Since the axis tilt isn’t exactly 90°, there is a small swath near the equator where one could live and experience day-night cycles during these times, but the Sun would be very low on the horizon.
The story is quite different in spring and fall. As Uranus moves along its orbit, different latitudes begin to face the Sun. Near the spring and fall equinoxes, most latitudes experience typical day-night cycles, similar to those on Earth.
Learn more about Saturn’s moons.
Why Is Uranus Tilted Sideways?
Planets like Earth, Mars, and Saturn have tilts around 25°, while some planets have little to no tilts, like Jupiter and Mercury. Then there’s Venus whose upside down tilt is a whopping 177°. But Uranus is the only planet rotating on its side.
The most common explanation for the tilt of Uranus is that while the planet was forming, it suffered a glancing blow from an Earth-sized protoplanet. Such an impact could have torqued the planet, changing its rotation vector. In some ways, this makes the most sense considering that the same mechanism is used to explain other planetary tilts.
Common Questions about the Structure and Seasons of Uranus
NASA decided that the Voyager 1 spacecraft would be dedicated to getting close to Saturn’s moon Titan, while the Voyager 2 spacecraft would visit Uranus and Neptune.

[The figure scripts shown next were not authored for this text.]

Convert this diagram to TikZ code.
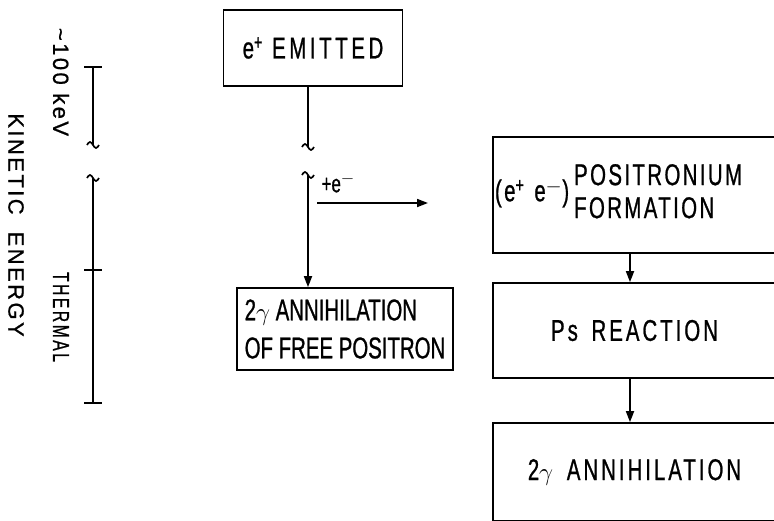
\documentclass[tikz,border=0pt]{standalone}
\usepackage{fontspec}
\setmainfont{Liberation Sans}[FakeStretch=0.68, FakeBold=0.8]
\newfontfamily\sidefont{Liberation Sans}[LetterSpace=11, FakeBold=0.8]
\usetikzlibrary{arrows.meta, positioning}

\tikzset{
  box/.style={draw, line width=1.7pt, inner sep=0pt},
  rule/.style={line width=1.7pt},
  flow/.style={line width=1.7pt, -{Triangle[length=11pt,width=8pt]}},
  big/.style={font=\fontsize{30}{37}\selectfont\addfontfeatures{LetterSpace=10}},
  side/.style={font=\fontsize{22}{24}\sidefont},
}
% little break mark (tilde) centred on a line end
\newcommand{\squig}[2]{\draw[rule] (#1-6,#2) sin ++(3,-3) cos ++(3,3) sin ++(3,3) cos ++(3,-3);}

\begin{document}
\begin{tikzpicture}[x=1pt, y=-1pt]
    \clip (0,0) rectangle (774,520);

    %% --- energy scale on the left ---
    \coordinate (t1) at (93,67);
    \coordinate (t2) at (93,145);
    \coordinate (t3) at (93,178);
    \coordinate (t4) at (93,270);
    \coordinate (t5) at (93,403);
    \draw[rule] (t1) -- (t2);
    \squig{93}{145}
    \squig{93}{178}
    \draw[rule] (t3) -- (t5);
    \draw[rule] ([xshift=-9pt]t1) -- ([xshift=9pt]t1);
    \draw[rule] ([xshift=-9pt]t4) -- ([xshift=9pt]t4);
    \draw[rule] ([xshift=-9pt]t5) -- ([xshift=9pt]t5);

    \node[side, rotate=-90] (kev) at (61,82) {\textasciitilde100 keV};
    \node[rotate=-90, font=\fontsize{23}{24}\selectfont\addfontfeatures{LetterSpace=11}]
        (therm) at (61,317) {THERMAL};
    \node[side, rotate=-90] (kin) at (16,225) {KINETIC\ \ ENERGY};

    %% --- boxes ---
    \node[box, font=\fontsize{30}{37}\selectfont\addfontfeatures{LetterSpace=12},
        minimum width=179, minimum height=76] (em) at (313,48) {e\textsuperscript{+} EMITTED};
    \node[box, font=\fontsize{30}{38}\selectfont, minimum width=216, minimum height=82,
        align=left]
        (fp) at (345,329) {2$\gamma$ ANNIHILATION\\OF FREE POSITRON};
    \node[box, font=\fontsize{30}{33}\selectfont\addfontfeatures{LetterSpace=8},
        minimum width=283, minimum height=116, text width=279, align=left]
        (pf) at (634.5,195) {(e\textsuperscript{+} e\textsuperscript{$-$})\,\begin{tabular}{@{}l@{}}POSITRONIUM\\FORMATION\end{tabular}};
    \node[box, big, minimum width=283, minimum height=95] (ps) at (634.5,330.5) {Ps\ \,REACTION};
    \node[box, big, minimum width=283, minimum height=98] (an) at (634.5,472) {2$\gamma$\, ANNIHILATION};

    %% --- connectors ---
    \coordinate (mx) at (308,0);
    \coordinate (b1) at (308,147);
    \coordinate (b2) at (308,175);
    \draw[rule] (em.south -| mx) -- (b1);
    \squig{308}{147}
    \squig{308}{175}
    \draw[flow] (b2) -- (fp.north -| mx);

    \coordinate (e1) at (317,203);
    \coordinate (e2) at (428,203);
    \draw[flow] (e1) -- (e2);
    \node[font=\fontsize{25}{26}\selectfont, anchor=south west] (plus) at (318,196) {+e\textsuperscript{$-$}};

    \coordinate (ax) at (630,0);
    \draw[flow] (pf.south -| ax) -- (ps.north -| ax);
    \draw[flow] (ps.south -| ax) -- (an.north -| ax);

\end{tikzpicture}
\end{document}
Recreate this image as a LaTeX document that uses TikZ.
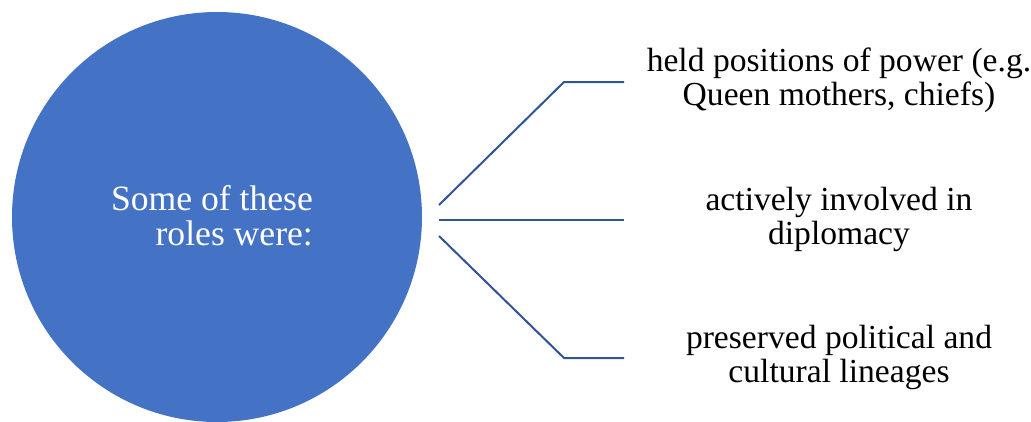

Uranus is known as an ice giant because its compositional mix contains materials made up of combinations of elements slightly heavier than hydrogen and helium, such as carbon, oxygen, nitrogen, and sulfur. The term ice here is a shorthand for the compositional mix, regardless of how much of those elements are solid, liquid, or gas.
Uranus’s rotation axis is titled. It is about 98° away from its orbital axis, which means Uranus appears to be rotating on its side. It is the only planet rotating on its side.
Uranus has strange seasons due to its sideways tilt. So, in its northern hemisphere, during summers, you would constantly face the Sun, experiencing no night. It would be a single summer day that would last 21 earth years. And during winters, you’ll have a single night lasting another 21 years.